* **Source data**
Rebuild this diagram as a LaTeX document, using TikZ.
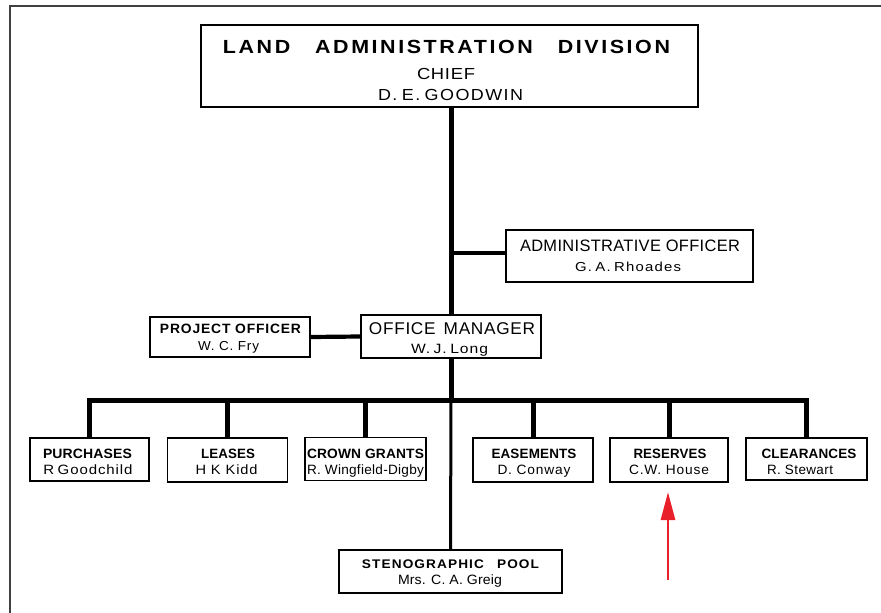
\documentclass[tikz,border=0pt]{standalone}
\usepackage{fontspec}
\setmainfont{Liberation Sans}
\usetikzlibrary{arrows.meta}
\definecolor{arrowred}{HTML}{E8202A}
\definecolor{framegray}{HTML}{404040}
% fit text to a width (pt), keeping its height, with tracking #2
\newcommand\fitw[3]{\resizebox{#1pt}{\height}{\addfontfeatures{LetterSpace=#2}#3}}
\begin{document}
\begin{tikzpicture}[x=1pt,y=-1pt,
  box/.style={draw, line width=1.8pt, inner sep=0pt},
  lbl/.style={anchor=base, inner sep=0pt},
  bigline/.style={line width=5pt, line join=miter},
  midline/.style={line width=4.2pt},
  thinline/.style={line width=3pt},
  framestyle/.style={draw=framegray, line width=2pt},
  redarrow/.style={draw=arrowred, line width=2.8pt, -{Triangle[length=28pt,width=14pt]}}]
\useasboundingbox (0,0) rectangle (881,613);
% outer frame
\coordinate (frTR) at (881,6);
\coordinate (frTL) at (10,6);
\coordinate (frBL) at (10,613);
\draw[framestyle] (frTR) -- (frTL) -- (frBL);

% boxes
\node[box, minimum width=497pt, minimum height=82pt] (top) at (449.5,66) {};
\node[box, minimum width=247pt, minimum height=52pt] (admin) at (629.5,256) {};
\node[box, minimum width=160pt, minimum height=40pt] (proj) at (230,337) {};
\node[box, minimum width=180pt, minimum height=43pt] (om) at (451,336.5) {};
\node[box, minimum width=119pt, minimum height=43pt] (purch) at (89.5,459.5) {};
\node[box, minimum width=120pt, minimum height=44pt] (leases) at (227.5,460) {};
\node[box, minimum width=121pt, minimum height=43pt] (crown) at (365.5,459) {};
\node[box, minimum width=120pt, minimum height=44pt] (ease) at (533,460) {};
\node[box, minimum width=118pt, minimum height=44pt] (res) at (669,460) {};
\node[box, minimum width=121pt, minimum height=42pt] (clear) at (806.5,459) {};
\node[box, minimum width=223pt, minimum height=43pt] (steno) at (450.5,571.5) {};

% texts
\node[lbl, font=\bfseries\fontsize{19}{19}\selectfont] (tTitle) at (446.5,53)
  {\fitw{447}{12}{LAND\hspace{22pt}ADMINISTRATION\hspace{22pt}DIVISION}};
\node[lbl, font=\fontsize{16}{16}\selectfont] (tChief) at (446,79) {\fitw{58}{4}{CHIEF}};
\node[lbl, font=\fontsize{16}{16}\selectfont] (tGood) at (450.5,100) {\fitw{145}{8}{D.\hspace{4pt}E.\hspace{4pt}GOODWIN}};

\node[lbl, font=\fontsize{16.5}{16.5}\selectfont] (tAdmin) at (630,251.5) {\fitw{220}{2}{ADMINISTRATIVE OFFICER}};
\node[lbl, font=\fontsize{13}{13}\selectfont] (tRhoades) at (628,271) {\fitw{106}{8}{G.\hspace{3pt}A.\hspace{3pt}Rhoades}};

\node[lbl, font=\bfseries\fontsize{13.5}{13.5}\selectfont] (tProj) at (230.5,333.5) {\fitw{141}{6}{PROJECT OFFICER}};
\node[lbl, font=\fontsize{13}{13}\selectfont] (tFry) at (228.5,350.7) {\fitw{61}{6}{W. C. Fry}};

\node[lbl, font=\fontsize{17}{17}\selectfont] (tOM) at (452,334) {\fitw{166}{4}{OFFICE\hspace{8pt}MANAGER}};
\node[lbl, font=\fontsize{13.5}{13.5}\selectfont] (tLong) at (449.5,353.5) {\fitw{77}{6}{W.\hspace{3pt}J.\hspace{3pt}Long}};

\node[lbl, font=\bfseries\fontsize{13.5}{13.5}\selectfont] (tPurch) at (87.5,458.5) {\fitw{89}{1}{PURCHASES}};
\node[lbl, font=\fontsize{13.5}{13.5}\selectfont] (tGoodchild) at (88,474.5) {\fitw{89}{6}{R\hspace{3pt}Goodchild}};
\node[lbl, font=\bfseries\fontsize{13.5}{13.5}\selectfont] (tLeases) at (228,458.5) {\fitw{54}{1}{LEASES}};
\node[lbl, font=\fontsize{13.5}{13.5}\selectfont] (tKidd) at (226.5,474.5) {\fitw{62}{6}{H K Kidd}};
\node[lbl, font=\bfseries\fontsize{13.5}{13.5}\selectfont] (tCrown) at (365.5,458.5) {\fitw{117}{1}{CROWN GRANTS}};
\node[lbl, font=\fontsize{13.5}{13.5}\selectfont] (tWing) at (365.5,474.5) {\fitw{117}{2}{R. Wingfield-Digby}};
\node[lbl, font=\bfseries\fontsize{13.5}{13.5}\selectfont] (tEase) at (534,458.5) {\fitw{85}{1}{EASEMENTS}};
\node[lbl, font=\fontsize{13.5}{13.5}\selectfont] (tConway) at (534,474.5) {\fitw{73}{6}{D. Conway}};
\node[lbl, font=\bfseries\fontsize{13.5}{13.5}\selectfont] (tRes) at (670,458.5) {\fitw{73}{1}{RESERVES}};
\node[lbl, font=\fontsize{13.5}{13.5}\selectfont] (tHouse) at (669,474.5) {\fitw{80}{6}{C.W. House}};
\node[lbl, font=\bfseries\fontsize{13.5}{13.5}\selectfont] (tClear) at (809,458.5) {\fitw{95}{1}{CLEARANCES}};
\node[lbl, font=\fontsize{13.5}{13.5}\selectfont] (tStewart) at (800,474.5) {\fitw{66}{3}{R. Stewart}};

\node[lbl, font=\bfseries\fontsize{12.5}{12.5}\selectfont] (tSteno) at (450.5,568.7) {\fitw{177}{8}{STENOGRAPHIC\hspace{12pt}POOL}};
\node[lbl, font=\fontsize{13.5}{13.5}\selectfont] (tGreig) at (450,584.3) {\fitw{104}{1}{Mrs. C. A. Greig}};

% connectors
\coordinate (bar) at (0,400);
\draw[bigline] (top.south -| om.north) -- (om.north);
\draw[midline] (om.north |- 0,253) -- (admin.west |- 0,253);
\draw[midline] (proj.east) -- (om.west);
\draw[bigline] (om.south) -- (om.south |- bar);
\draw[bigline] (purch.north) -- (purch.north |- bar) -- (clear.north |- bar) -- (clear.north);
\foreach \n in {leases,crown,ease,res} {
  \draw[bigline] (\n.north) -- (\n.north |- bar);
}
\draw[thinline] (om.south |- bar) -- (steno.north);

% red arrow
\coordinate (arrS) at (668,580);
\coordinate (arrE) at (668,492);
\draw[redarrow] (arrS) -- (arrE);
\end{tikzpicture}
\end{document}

* **What is required**
Repeat verbatim all the material, but not the pictures.

* **Solution to this task**
Rebuild this diagram as a LaTeX document, using TikZ.
\documentclass[tikz,border=0pt]{standalone}
\usepackage{fontspec}
\setmainfont{Liberation Sans}
\usetikzlibrary{arrows.meta}
\definecolor{arrowred}{HTML}{E8202A}
\definecolor{framegray}{HTML}{404040}
% fit text to a width (pt), keeping its height, with tracking #2
\newcommand\fitw[3]{\resizebox{#1pt}{\height}{\addfontfeatures{LetterSpace=#2}#3}}
\begin{document}
\begin{tikzpicture}[x=1pt,y=-1pt,
  box/.style={draw, line width=1.8pt, inner sep=0pt},
  lbl/.style={anchor=base, inner sep=0pt},
  bigline/.style={line width=5pt, line join=miter},
  midline/.style={line width=4.2pt},
  thinline/.style={line width=3pt},
  framestyle/.style={draw=framegray, line width=2pt},
  redarrow/.style={draw=arrowred, line width=2.8pt, -{Triangle[length=28pt,width=14pt]}}]
\useasboundingbox (0,0) rectangle (881,613);
% outer frame
\coordinate (frTR) at (881,6);
\coordinate (frTL) at (10,6);
\coordinate (frBL) at (10,613);
\draw[framestyle] (frTR) -- (frTL) -- (frBL);

% boxes
\node[box, minimum width=497pt, minimum height=82pt] (top) at (449.5,66) {};
\node[box, minimum width=247pt, minimum height=52pt] (admin) at (629.5,256) {};
\node[box, minimum width=160pt, minimum height=40pt] (proj) at (230,337) {};
\node[box, minimum width=180pt, minimum height=43pt] (om) at (451,336.5) {};
\node[box, minimum width=119pt, minimum height=43pt] (purch) at (89.5,459.5) {};
\node[box, minimum width=120pt, minimum height=44pt] (leases) at (227.5,460) {};
\node[box, minimum width=121pt, minimum height=43pt] (crown) at (365.5,459) {};
\node[box, minimum width=120pt, minimum height=44pt] (ease) at (533,460) {};
\node[box, minimum width=118pt, minimum height=44pt] (res) at (669,460) {};
\node[box, minimum width=121pt, minimum height=42pt] (clear) at (806.5,459) {};
\node[box, minimum width=223pt, minimum height=43pt] (steno) at (450.5,571.5) {};

% texts
\node[lbl, font=\bfseries\fontsize{19}{19}\selectfont] (tTitle) at (446.5,53)
  {\fitw{447}{12}{LAND\hspace{22pt}ADMINISTRATION\hspace{22pt}DIVISION}};
\node[lbl, font=\fontsize{16}{16}\selectfont] (tChief) at (446,79) {\fitw{58}{4}{CHIEF}};
\node[lbl, font=\fontsize{16}{16}\selectfont] (tGood) at (450.5,100) {\fitw{145}{8}{D.\hspace{4pt}E.\hspace{4pt}GOODWIN}};

\node[lbl, font=\fontsize{16.5}{16.5}\selectfont] (tAdmin) at (630,251.5) {\fitw{220}{2}{ADMINISTRATIVE OFFICER}};
\node[lbl, font=\fontsize{13}{13}\selectfont] (tRhoades) at (628,271) {\fitw{106}{8}{G.\hspace{3pt}A.\hspace{3pt}Rhoades}};

\node[lbl, font=\bfseries\fontsize{13.5}{13.5}\selectfont] (tProj) at (230.5,333.5) {\fitw{141}{6}{PROJECT OFFICER}};
\node[lbl, font=\fontsize{13}{13}\selectfont] (tFry) at (228.5,350.7) {\fitw{61}{6}{W. C. Fry}};

\node[lbl, font=\fontsize{17}{17}\selectfont] (tOM) at (452,334) {\fitw{166}{4}{OFFICE\hspace{8pt}MANAGER}};
\node[lbl, font=\fontsize{13.5}{13.5}\selectfont] (tLong) at (449.5,353.5) {\fitw{77}{6}{W.\hspace{3pt}J.\hspace{3pt}Long}};

\node[lbl, font=\bfseries\fontsize{13.5}{13.5}\selectfont] (tPurch) at (87.5,458.5) {\fitw{89}{1}{PURCHASES}};
\node[lbl, font=\fontsize{13.5}{13.5}\selectfont] (tGoodchild) at (88,474.5) {\fitw{89}{6}{R\hspace{3pt}Goodchild}};
\node[lbl, font=\bfseries\fontsize{13.5}{13.5}\selectfont] (tLeases) at (228,458.5) {\fitw{54}{1}{LEASES}};
\node[lbl, font=\fontsize{13.5}{13.5}\selectfont] (tKidd) at (226.5,474.5) {\fitw{62}{6}{H K Kidd}};
\node[lbl, font=\bfseries\fontsize{13.5}{13.5}\selectfont] (tCrown) at (365.5,458.5) {\fitw{117}{1}{CROWN GRANTS}};
\node[lbl, font=\fontsize{13.5}{13.5}\selectfont] (tWing) at (365.5,474.5) {\fitw{117}{2}{R. Wingfield-Digby}};
\node[lbl, font=\bfseries\fontsize{13.5}{13.5}\selectfont] (tEase) at (534,458.5) {\fitw{85}{1}{EASEMENTS}};
\node[lbl, font=\fontsize{13.5}{13.5}\selectfont] (tConway) at (534,474.5) {\fitw{73}{6}{D. Conway}};
\node[lbl, font=\bfseries\fontsize{13.5}{13.5}\selectfont] (tRes) at (670,458.5) {\fitw{73}{1}{RESERVES}};
\node[lbl, font=\fontsize{13.5}{13.5}\selectfont] (tHouse) at (669,474.5) {\fitw{80}{6}{C.W. House}};
\node[lbl, font=\bfseries\fontsize{13.5}{13.5}\selectfont] (tClear) at (809,458.5) {\fitw{95}{1}{CLEARANCES}};
\node[lbl, font=\fontsize{13.5}{13.5}\selectfont] (tStewart) at (800,474.5) {\fitw{66}{3}{R. Stewart}};

\node[lbl, font=\bfseries\fontsize{12.5}{12.5}\selectfont] (tSteno) at (450.5,568.7) {\fitw{177}{8}{STENOGRAPHIC\hspace{12pt}POOL}};
\node[lbl, font=\fontsize{13.5}{13.5}\selectfont] (tGreig) at (450,584.3) {\fitw{104}{1}{Mrs. C. A. Greig}};

% connectors
\coordinate (bar) at (0,400);
\draw[bigline] (top.south -| om.north) -- (om.north);
\draw[midline] (om.north |- 0,253) -- (admin.west |- 0,253);
\draw[midline] (proj.east) -- (om.west);
\draw[bigline] (om.south) -- (om.south |- bar);
\draw[bigline] (purch.north) -- (purch.north |- bar) -- (clear.north |- bar) -- (clear.north);
\foreach \n in {leases,crown,ease,res} {
  \draw[bigline] (\n.north) -- (\n.north |- bar);
}
\draw[thinline] (om.south |- bar) -- (steno.north);

% red arrow
\coordinate (arrS) at (668,580);
\coordinate (arrE) at (668,492);
\draw[redarrow] (arrS) -- (arrE);
\end{tikzpicture}
\end{document}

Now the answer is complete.